I find it hard to pick what to answer from such a long message but suffice it to say, any engineers interesting in working with packetzoom would never be confined to a small room and asked to write code on the board. And despite that, for coding roles, we'd find out one way or another whether you can code, and at what level (not all coding roles are created equal either).


I get your point, but the difficulties startup founders have to endure are irrelevant to the value proposition they make potential employees.


Ah, thank you. I'd written about 200 words, going round in circles, and still not quite got to the point that you've summed up in 20.

I suppose that seeing the situation turned around might help convince people of the truth of the maxim that when selling a product, you should set your price according to the value it has to the purchaser, not what it cost you to make...


I presume you are a founder. There are a lot of people who disagree with you. It would do you well to reflect on why. If these are your thoughts on founders and early employees I can't see you attracting and retaining the best talent.


Agree. Only I would say:

"I presume you founded something. That means you take risks. Don't over-estimate yourself, because you may just be desperate, and therefore more willing to take risks. Or you're a gambler. Either way, founding a company isn't exactly a badge of honor.

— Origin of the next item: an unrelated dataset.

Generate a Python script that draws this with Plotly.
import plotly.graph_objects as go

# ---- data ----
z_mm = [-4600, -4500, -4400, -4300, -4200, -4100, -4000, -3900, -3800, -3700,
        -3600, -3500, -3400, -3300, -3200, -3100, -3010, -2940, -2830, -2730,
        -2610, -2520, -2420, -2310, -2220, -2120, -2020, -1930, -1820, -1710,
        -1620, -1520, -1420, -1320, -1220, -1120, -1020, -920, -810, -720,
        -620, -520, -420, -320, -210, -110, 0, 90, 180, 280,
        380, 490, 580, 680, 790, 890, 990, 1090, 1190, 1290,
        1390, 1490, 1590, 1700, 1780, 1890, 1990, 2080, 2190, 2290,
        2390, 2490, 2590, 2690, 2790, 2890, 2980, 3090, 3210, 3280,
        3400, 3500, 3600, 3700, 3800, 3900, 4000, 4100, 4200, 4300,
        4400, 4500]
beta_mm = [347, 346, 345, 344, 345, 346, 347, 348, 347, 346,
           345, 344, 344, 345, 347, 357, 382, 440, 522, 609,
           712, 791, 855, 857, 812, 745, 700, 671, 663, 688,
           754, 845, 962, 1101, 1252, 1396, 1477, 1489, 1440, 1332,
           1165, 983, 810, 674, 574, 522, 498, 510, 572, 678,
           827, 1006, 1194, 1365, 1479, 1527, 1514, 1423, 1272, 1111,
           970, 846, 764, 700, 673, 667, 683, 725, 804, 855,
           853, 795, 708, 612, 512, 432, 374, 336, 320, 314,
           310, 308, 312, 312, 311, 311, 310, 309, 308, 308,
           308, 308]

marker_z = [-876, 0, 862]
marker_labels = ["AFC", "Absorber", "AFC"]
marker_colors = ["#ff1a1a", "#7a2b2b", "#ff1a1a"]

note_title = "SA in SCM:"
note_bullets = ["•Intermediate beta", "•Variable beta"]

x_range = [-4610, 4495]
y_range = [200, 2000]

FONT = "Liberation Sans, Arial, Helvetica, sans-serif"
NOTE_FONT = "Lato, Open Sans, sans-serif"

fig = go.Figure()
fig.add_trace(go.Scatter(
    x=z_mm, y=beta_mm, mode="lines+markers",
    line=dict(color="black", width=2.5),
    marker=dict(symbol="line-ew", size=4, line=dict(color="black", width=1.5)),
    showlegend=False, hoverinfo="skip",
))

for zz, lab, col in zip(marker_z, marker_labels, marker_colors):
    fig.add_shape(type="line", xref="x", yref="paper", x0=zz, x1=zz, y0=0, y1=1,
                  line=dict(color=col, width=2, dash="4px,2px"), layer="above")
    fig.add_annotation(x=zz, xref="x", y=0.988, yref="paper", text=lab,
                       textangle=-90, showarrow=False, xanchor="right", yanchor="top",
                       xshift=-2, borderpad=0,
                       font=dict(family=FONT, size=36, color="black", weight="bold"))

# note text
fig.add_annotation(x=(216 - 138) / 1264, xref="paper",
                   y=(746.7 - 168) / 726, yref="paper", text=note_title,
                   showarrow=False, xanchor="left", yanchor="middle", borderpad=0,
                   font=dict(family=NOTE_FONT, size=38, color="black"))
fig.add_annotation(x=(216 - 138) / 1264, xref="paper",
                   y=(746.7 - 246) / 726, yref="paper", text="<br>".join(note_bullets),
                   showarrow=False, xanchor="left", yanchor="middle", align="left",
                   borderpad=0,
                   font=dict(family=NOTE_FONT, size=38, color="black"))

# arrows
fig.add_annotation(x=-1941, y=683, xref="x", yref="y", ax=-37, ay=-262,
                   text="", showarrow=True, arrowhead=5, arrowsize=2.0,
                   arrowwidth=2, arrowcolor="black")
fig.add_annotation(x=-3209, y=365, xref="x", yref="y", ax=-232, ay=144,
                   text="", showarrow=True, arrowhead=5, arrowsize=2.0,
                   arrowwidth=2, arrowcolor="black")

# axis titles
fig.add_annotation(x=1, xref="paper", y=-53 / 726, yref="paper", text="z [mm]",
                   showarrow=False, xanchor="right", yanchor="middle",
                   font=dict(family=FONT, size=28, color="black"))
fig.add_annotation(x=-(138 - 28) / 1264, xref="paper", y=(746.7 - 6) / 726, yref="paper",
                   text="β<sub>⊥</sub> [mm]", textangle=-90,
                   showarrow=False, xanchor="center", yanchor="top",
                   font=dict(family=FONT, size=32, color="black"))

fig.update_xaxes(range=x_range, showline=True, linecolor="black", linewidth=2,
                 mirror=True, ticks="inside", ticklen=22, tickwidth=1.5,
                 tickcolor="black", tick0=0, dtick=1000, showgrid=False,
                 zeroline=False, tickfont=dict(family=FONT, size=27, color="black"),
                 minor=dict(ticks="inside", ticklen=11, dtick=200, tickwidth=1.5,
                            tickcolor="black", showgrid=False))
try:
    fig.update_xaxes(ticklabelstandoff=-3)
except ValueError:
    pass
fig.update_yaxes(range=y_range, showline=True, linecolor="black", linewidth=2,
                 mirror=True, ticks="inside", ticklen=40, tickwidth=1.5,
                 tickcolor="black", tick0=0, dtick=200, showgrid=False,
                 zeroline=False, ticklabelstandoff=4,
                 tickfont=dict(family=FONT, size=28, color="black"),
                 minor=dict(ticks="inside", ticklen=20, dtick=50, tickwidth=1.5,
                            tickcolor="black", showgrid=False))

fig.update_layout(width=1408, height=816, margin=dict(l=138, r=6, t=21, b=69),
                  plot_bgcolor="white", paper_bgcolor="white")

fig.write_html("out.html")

If your idea/company isn't getting traction it would do your well to reflect on why. Others have given you clues. You may disagree with them, but you still don't have traction. Why not? Being angry won't help improve your idea or convince people to help you, with talent or advice. Of course, perhaps your idea/company just won't work. The typical case is that no one wants what your startup is trying to sell. Refine, repair, pivot or move on. "

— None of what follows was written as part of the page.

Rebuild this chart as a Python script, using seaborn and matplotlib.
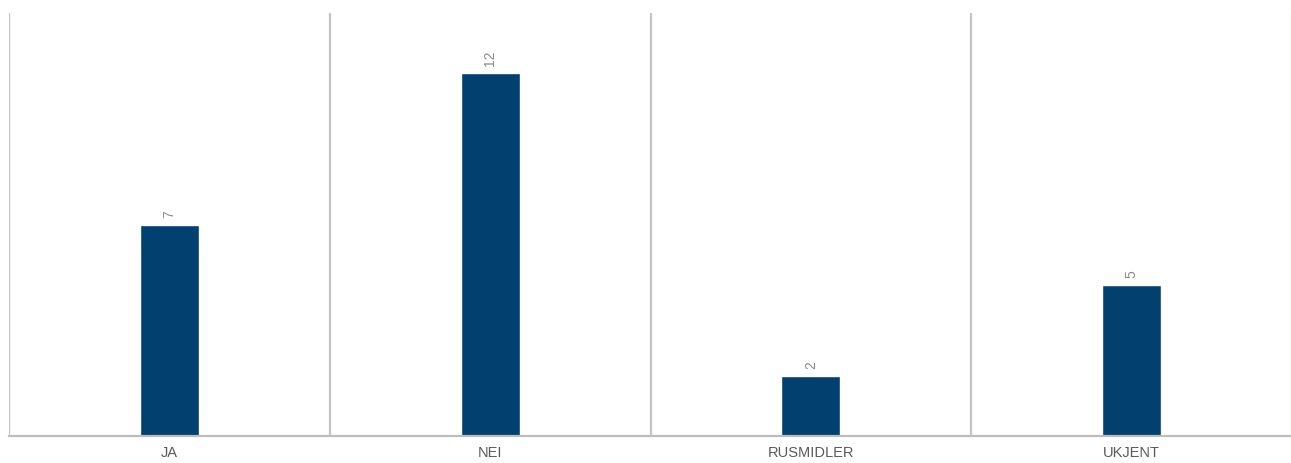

This post is relevant because it demonstrates how some founders' extreme narcissism is experienced through the eyes of others. The recruiter, embarrassingly, could barely put two sentences together to explain why anyone should care about that opportunity.

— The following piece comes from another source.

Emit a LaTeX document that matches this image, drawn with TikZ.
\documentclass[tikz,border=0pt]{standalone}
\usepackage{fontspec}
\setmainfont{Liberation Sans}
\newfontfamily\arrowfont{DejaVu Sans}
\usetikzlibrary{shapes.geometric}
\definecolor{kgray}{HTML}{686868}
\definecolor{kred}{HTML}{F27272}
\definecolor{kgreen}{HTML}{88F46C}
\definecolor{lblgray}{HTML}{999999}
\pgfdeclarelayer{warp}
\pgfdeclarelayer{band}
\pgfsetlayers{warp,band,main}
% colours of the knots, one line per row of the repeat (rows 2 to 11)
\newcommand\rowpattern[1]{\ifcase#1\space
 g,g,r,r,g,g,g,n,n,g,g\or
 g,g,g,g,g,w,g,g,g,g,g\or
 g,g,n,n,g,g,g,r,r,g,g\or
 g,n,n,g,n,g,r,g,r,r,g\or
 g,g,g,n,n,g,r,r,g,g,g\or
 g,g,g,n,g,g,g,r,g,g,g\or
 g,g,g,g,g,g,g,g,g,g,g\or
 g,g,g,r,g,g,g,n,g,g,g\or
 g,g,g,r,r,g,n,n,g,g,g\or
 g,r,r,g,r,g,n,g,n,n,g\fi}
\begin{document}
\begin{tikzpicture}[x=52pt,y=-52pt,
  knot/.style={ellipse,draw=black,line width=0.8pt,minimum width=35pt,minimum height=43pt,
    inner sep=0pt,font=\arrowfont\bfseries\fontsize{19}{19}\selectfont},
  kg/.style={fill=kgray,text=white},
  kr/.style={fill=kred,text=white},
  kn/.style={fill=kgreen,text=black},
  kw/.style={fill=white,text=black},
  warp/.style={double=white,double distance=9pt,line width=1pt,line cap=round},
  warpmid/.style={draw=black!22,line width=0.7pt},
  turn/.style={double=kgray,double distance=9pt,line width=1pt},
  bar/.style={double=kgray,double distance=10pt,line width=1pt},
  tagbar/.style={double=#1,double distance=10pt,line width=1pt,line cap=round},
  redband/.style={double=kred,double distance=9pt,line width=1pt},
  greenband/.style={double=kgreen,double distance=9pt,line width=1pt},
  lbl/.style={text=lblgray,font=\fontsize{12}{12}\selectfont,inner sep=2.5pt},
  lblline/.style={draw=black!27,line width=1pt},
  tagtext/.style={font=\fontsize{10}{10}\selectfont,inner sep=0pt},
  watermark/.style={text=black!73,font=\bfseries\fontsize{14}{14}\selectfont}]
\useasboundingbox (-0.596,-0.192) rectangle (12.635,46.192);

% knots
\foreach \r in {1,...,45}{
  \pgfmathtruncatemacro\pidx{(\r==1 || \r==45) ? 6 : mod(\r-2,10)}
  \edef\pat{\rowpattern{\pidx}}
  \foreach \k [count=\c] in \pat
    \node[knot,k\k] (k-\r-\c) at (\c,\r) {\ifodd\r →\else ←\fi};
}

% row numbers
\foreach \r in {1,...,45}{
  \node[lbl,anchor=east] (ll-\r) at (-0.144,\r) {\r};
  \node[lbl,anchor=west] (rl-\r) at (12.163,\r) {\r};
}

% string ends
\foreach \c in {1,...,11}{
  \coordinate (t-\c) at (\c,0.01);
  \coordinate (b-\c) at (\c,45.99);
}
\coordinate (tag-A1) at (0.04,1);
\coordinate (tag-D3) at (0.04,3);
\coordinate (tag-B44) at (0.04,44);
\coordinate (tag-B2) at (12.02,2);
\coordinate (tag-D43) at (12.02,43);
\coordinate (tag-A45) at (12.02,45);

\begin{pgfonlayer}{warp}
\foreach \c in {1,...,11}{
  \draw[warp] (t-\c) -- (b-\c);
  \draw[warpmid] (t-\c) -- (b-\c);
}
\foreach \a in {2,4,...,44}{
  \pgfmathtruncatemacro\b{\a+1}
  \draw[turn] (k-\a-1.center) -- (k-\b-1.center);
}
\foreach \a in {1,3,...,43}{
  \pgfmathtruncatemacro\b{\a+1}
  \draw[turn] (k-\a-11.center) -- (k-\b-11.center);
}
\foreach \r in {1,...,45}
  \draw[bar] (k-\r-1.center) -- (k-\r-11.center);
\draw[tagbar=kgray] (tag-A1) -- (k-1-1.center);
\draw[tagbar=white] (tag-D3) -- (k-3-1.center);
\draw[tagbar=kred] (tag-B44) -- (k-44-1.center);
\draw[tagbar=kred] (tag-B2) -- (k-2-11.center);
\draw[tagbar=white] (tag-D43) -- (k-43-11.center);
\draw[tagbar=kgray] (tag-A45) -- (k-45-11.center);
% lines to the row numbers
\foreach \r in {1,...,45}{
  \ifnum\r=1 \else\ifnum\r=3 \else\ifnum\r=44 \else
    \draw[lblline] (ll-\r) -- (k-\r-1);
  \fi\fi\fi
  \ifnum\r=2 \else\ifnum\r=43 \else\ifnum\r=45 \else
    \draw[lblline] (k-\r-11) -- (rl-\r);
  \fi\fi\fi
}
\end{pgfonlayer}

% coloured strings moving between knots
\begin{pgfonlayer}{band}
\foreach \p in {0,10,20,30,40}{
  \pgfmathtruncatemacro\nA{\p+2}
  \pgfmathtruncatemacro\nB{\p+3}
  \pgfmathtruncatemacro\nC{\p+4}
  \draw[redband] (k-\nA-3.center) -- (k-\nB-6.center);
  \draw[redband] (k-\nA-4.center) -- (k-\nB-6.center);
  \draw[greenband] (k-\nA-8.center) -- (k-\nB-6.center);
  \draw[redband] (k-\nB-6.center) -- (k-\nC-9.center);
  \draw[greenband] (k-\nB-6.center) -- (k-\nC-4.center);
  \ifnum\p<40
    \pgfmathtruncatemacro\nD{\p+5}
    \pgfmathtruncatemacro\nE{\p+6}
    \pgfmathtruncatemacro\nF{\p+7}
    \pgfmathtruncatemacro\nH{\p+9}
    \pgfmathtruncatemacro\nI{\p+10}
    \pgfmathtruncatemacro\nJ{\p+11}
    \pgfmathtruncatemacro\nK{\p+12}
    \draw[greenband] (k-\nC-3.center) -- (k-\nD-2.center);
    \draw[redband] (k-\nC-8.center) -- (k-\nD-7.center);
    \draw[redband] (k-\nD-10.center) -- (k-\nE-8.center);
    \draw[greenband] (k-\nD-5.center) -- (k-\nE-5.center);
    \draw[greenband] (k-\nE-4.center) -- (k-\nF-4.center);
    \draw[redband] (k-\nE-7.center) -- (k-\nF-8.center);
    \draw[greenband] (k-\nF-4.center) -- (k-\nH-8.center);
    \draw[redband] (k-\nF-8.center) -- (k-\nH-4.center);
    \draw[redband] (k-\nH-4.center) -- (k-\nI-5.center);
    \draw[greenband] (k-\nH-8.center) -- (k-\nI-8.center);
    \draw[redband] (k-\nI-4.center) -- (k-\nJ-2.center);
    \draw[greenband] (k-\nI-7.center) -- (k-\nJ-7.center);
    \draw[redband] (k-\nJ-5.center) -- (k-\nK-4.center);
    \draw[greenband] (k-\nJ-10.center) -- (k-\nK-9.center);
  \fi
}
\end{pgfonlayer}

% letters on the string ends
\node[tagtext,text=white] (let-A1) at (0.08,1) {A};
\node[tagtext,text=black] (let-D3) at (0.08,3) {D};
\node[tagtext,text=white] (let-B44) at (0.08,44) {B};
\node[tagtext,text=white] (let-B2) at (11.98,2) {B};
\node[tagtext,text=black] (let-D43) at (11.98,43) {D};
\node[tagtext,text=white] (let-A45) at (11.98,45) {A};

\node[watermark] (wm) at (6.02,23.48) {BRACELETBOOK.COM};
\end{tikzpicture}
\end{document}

This is an oddly defensive reply. I don't get the sense that this is an attack upon the basic premise of a joining a startup or startup life/risks. I think it was an attack on the approach taken to joining this startup. A fairly one sided dialogue laced with some posturing and arrogance. There are much better ways to do it.


As someone who has founded a startup before, not much of this is true. In fact, it's pretty much all just hyperbole and disinformation.

Regardless, I found this part amusing:

> not test you to see if you can write code and think logically

The article you are commenting on doesn't suggest that you shouldn't have to write code during an interview. Quite the opposite, in fact.

> check to see if you are a good cultural fit

Oh, and this doesn't mean what you think it means. Let me put this another way: it doesn't mean professional. In fact, it instead values the opposite of what that word implies.


That would be excellent copy for their "Jobs" page.


I, for one, was taught about the peril of hubris, by my parents and teachers. Not everyone was so fortunate.


>It sounds like this a huge issue for you so you have two choices:

>1. Go do your own startup. 2. Turn down the job and work somewhere else. 3. Go work for some mega-corp that pays you well.

man, that looks like 3 choices.


You've been downvoted so many times I can't even read you're text. That is pretty much a new record I've seen on HN.


You make valid points but his are more valid. Certainly the reward should reflect the risk taken but at present the reward is horribly skewed in the direction of founders + investors. Employees, who are extremely important, get much less in return. Founders + investors end up with ~ 85% of the stock while the first 10 employees have 14% at the time of an exit/ipo, despite the employees having joined anywhere from 3months to 1 year after the founders. This is ridiculously skewed. Where did you get the number 90%? If the founders fail, does that not mean the employees failed too? All said and done, at the end of the day, the founders can claim stuff like "founded something. got so far and failed" and they'd still be worshipped. What can the first 10 employees claim? "Wrote some code"?

Do not jump to respond aggressively without any actual thought.